Album Review: La Strada – New Home

I love this record. Love love love love love it. Did I mention that I love it? It’s just so…gosh darn cute (but not in a trite, twee way, just to be clear). If you’re not yet familiar with Brooklyn’s La Strada, may I be the first to do the introductions. This new record of theirs, New Home, is adorable, charming, enchanting, and utterly infectious. If you don’t love it by the time you’re done listening to it, I’m afraid to say your heart might be even colder and blacker than mine. New Home is one of the best and loveliest records of 2010, simple as, uniquely idyllic in that way that some big city bands have.

The pastoral romp begins immediately, as the band presents their record to the world with the effervescent and shining “Go Forward”. The guitar intro makes a slight nod to The Faces, but the rest of the song is the embodiment of sheer musical joy. I’ve listened to the song many times, and not once has it failed to elicit a smile. “Julia” makes me think of a favorable mix of bits and pieces of The Essex Green and Bishop Allen and The Shins, but it’s not derivative in the slightest. It’s a sweet, realistic love song, and it’s just plain irrepressible. The strings add a bittersweet poignancy to the sentiment of the song, and enhance the overall loveliness.
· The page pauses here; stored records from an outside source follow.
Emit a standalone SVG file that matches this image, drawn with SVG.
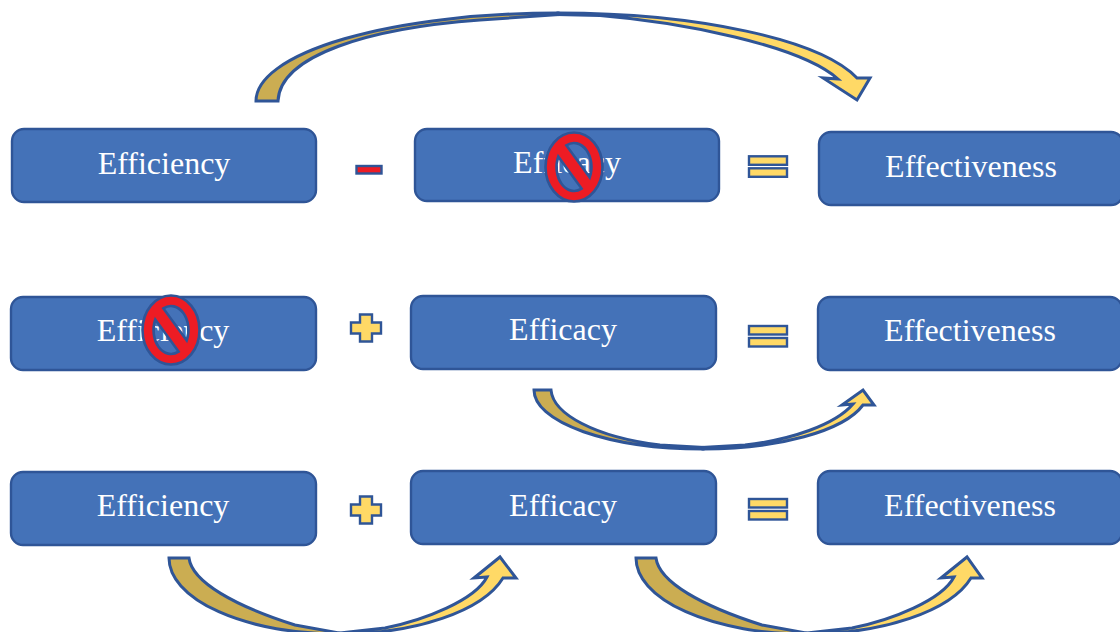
<svg xmlns="http://www.w3.org/2000/svg" width="1120" height="632" viewBox="0 0 1120 632">
<style>
.box{fill:#4472B8;stroke:#2F5597;stroke-width:2.4}
.t{font-family:"Liberation Serif","Times New Roman",serif;font-size:32px;fill:#fff;text-anchor:middle}
.a{stroke:#2F5597;stroke-width:3;stroke-linejoin:miter}
.dk{fill:#CBAD52}.lt{fill:#FFD966}
.op{fill:#FFD966;stroke:#2F5597;stroke-width:2.4}
.no{fill:#ED1C24;fill-rule:evenodd;stroke:#2F5597;stroke-width:2.6}
</style>
<defs>
<path id="nosign" class="no" d="M-28.500,0A28.500,34.500 0 1 1 28.500,0A28.500,34.500 0 1 1 -28.500,0ZM-7.600,-21.600A17.500,24 0 0 1 15.750,10.400ZM7.600,21.600A17.500,24 0 0 1 -15.750,-10.400Z"/>
</defs>
<g id="connectors">
<g id="arrow-top">
<path class="a dk" d="M256,101A302,88 0 0 1 558,13L558,14.500L480,20C370,28 280,55 278,101Z"/>
<path class="a lt" d="M558,13A310,88 0 0 1 857,78L870,78L857,100L823,78L838,79C800,45 680,22 600,15.500L558,14.500Z"/>
</g>
<g id="arrow-mid">
<path class="a dk" d="M534,390L551,390C553,414 595,437 660,445L703,447.500L703,449A169,59 0 0 1 534,390Z"/>
<path class="a lt" d="M703,449A165,59 0 0 0 863,405L874,405L863,390L842,405L853,404C835,425 790,440 745,445L703,447.500Z"/>
</g>
<g id="arrow-bl">
<path class="a dk" d="M169,558L189,558C192,582 235,606 295,625L339,633L339,634A170,76 0 0 1 169,558Z"/>
<path class="a lt" d="M339,634A170,76 0 0 0 503,578L516,578L500,557L474,578L487,577C475,600 425,620 385,628L339,633Z"/>
</g>
<g id="arrow-br">
<path class="a dk" d="M636,558L656,558C659,582 702,606 762,625L806,633L806,634A170,76 0 0 1 636,558Z"/>
<path class="a lt" d="M806,634A171,76 0 0 0 971,578L982,578L967,557L941,578L954,577C942,600 892,620 852,628L806,633Z"/>
</g>
</g>
<g id="n1"><rect class="box" x="12" y="129" width="304" height="73" rx="12"/><text class="t" x="164" y="174">Efficiency</text></g>
<g id="op1"><rect x="356.500" y="166" width="25" height="7.500" fill="#ED1C24" stroke="#2F5597" stroke-width="2.400"/></g>
<g id="n2"><rect class="box" x="415" y="129" width="304" height="72" rx="12"/><text class="t" x="567" y="173">Efficacy</text></g>
<use id="no1" href="#nosign" x="574" y="167"/>
<g id="eq1"><rect class="op" x="749" y="156.300" width="38" height="8.500"/><rect class="op" x="749" y="168.300" width="38" height="8.500"/></g>
<g id="n3"><rect class="box" x="819" y="132" width="304" height="73" rx="12"/><text class="t" x="971" y="177">Effectiveness</text></g>

<g id="n4"><rect class="box" x="11" y="297" width="305" height="73" rx="12"/><text class="t" x="163" y="341">Efficiency</text></g>
<use id="no2" href="#nosign" x="171" y="330"/>
<g id="op2"><path class="op" d="M360,314.500h12v8h9v11h-9v8h-12v-8h-9v-11h9z"/></g>
<g id="n5"><rect class="box" x="411" y="296" width="305" height="73" rx="12"/><text class="t" x="563" y="340">Efficacy</text></g>
<g id="eq2"><rect class="op" x="749" y="326" width="38" height="8.500"/><rect class="op" x="749" y="338" width="38" height="8.500"/></g>
<g id="n6"><rect class="box" x="818" y="297" width="304" height="73" rx="12"/><text class="t" x="970" y="341">Effectiveness</text></g>

<g id="n7"><rect class="box" x="11" y="472" width="305" height="73" rx="12"/><text class="t" x="163" y="516">Efficiency</text></g>
<g id="op3"><path class="op" d="M360,496.500h12v8h9v11h-9v8h-12v-8h-9v-11h9z"/></g>
<g id="n8"><rect class="box" x="411" y="471" width="305" height="73" rx="12"/><text class="t" x="563" y="516">Efficacy</text></g>
<g id="eq3"><rect class="op" x="749" y="499" width="38" height="8.500"/><rect class="op" x="749" y="511" width="38" height="8.500"/></g>
<g id="n9"><rect class="box" x="818" y="471" width="304" height="73" rx="12"/><text class="t" x="970" y="516">Effectiveness</text></g>
</svg>
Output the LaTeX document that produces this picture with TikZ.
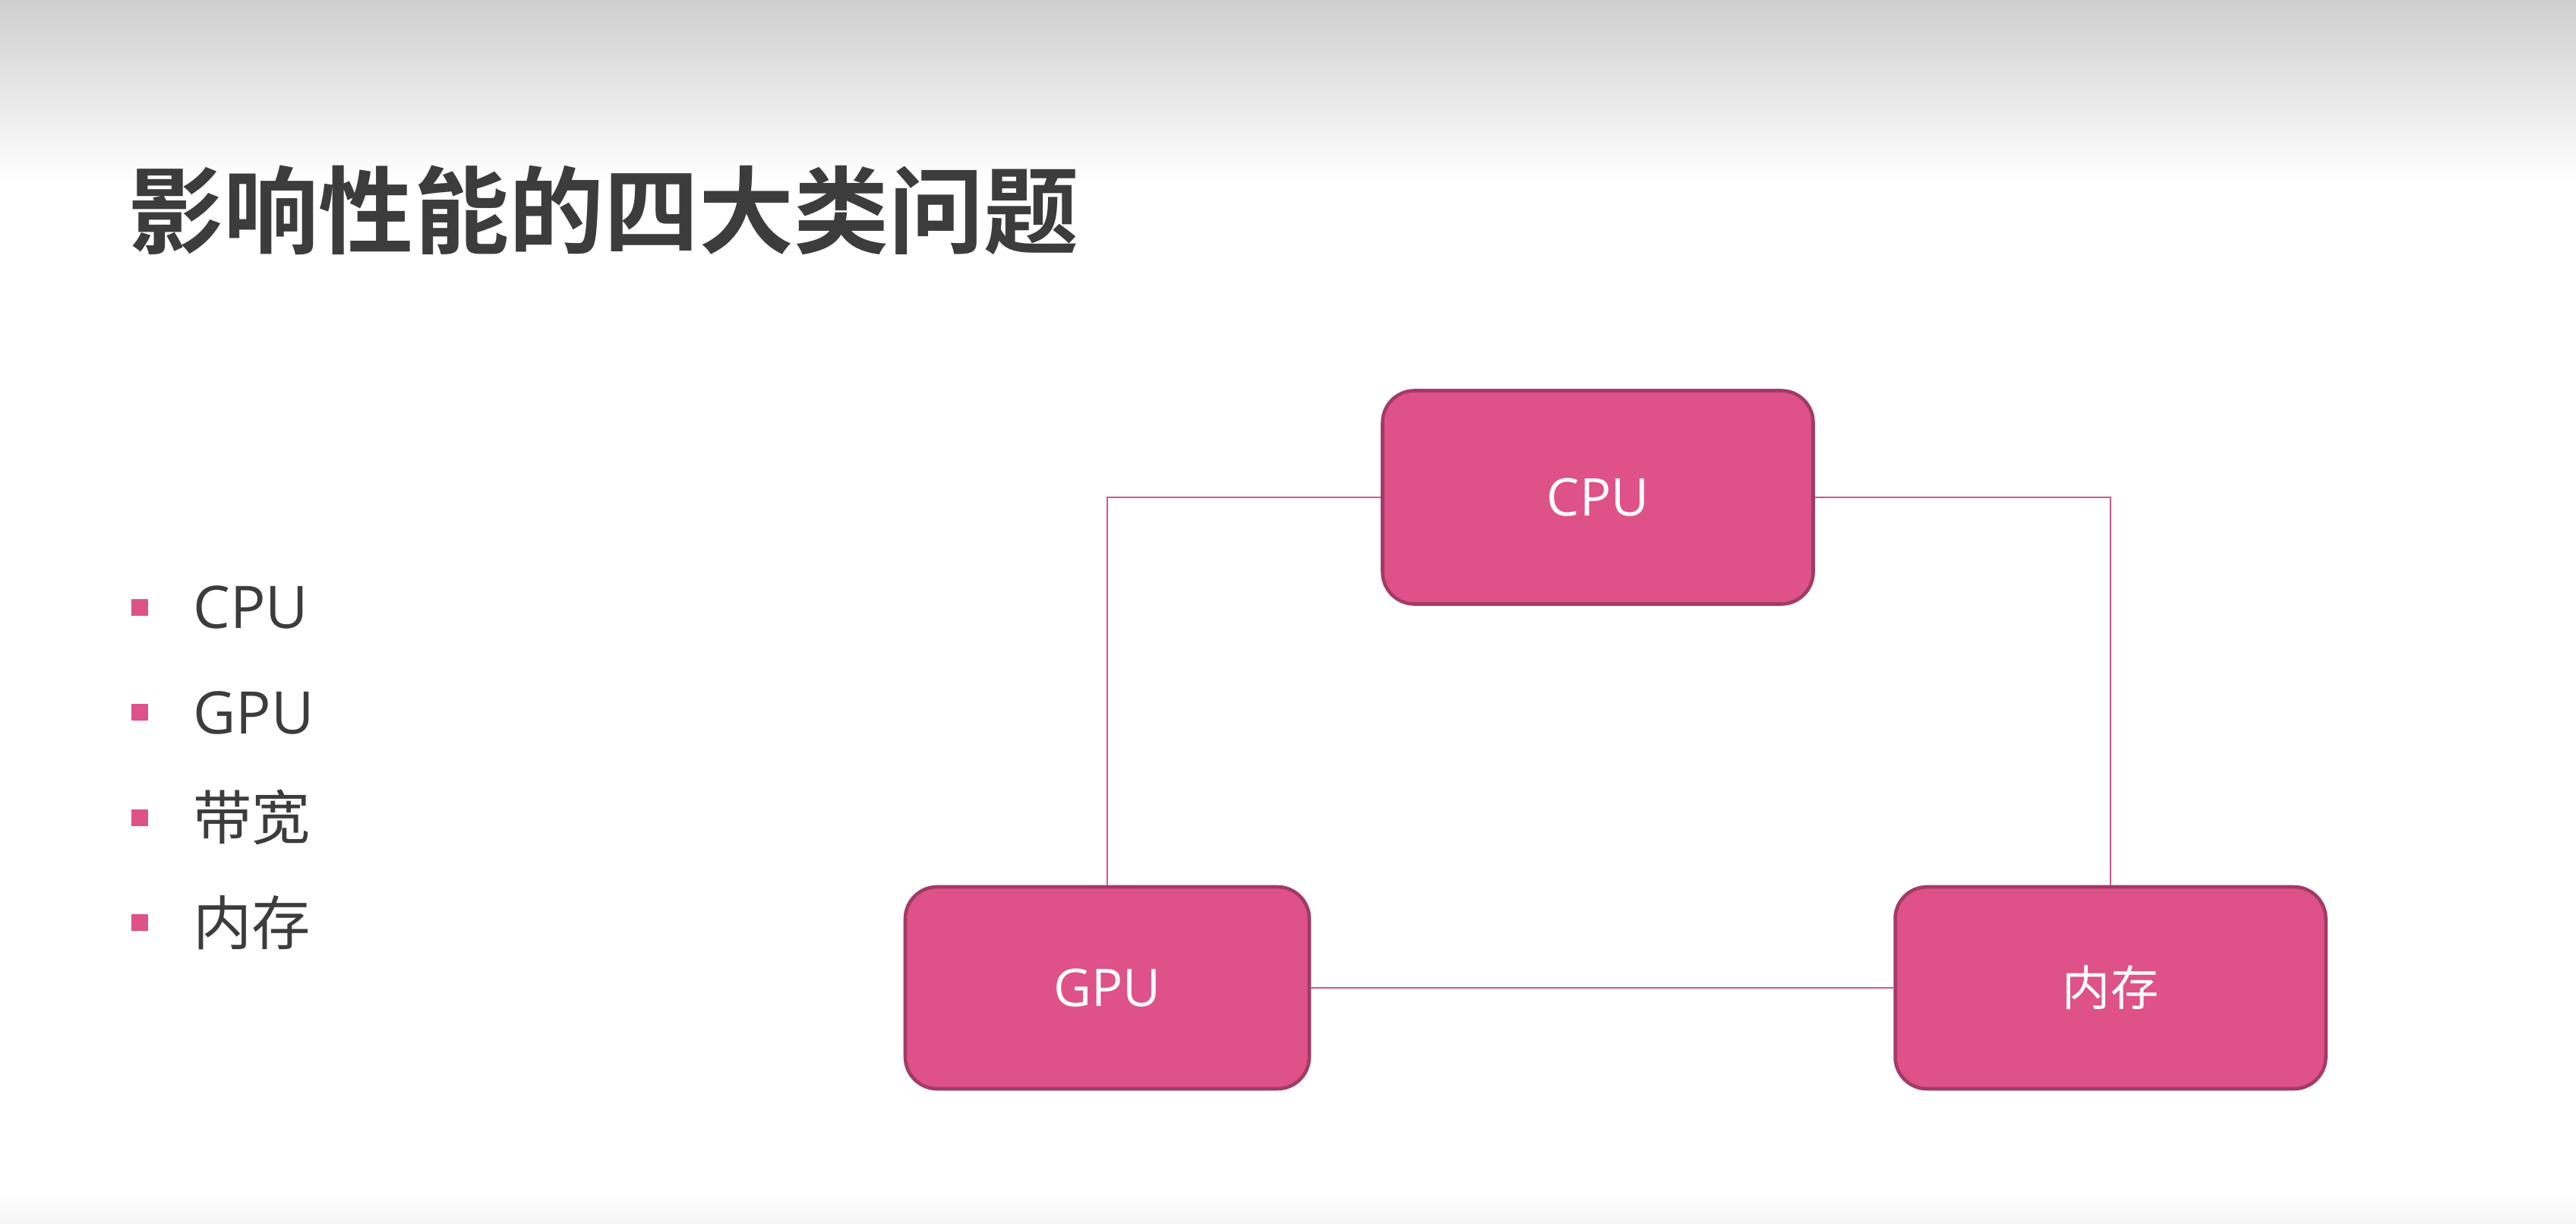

“Wash On By” is another rollicking little jangly pop song, uplifted by bouncy strings and an irresistible jauntiness. Oh my heavens, it’s a dream, a little piece of indiepop perfection. And rejoice, o you fans of the accordian. It plays a large part in the very appealing sound of “Baptism”, a rather crazy little pseudo Euro-folksy number (La Strada does DeVotchKa?). “My New Home” is yet another particularly noteworthy song, a fantastic little love song, gloriously sweeping and utterly impossible not to get the warm fuzzies for.

“There’s Only Love” begins with accordion play that makes me think of bagpipes, so naturally I love it. Oh, and there’s some pretty good harmonizing, too, if you’re into that kind of thing. The song crashes immediately into the longest song on New Home, “The Mountain Song”. It’s somewhat pensive, a departure from the sunny chirp (at least musically speaking) to be found on the majority of the album. Not to be outdone, “The Wedding Song” comes next, and the slightly twanging guitar sure does get my little heart pitter-pattering. And surprise, it’s another great song. Sorry to sound like a broken record, my dearest darlings, but New Home is really just that good. I can’t think of a single bad thing to say about it, and am having to restrain myself from totally letting the floodgates of gushery open wide.

It’s a rather long record, and for that I say hallelujah. I’d be ever so glum if it was any shorter. As it is now, I still can’t get enough. A word to the wise: keep your eyes and ears peeled for La Strada, friends, because you might just be hearing a lot more about them. Making music this good, it would be an absolute travesty if you didn’t. But in the meantime, do yourself a favor and begin listening to New Home immediately. What are you waiting for?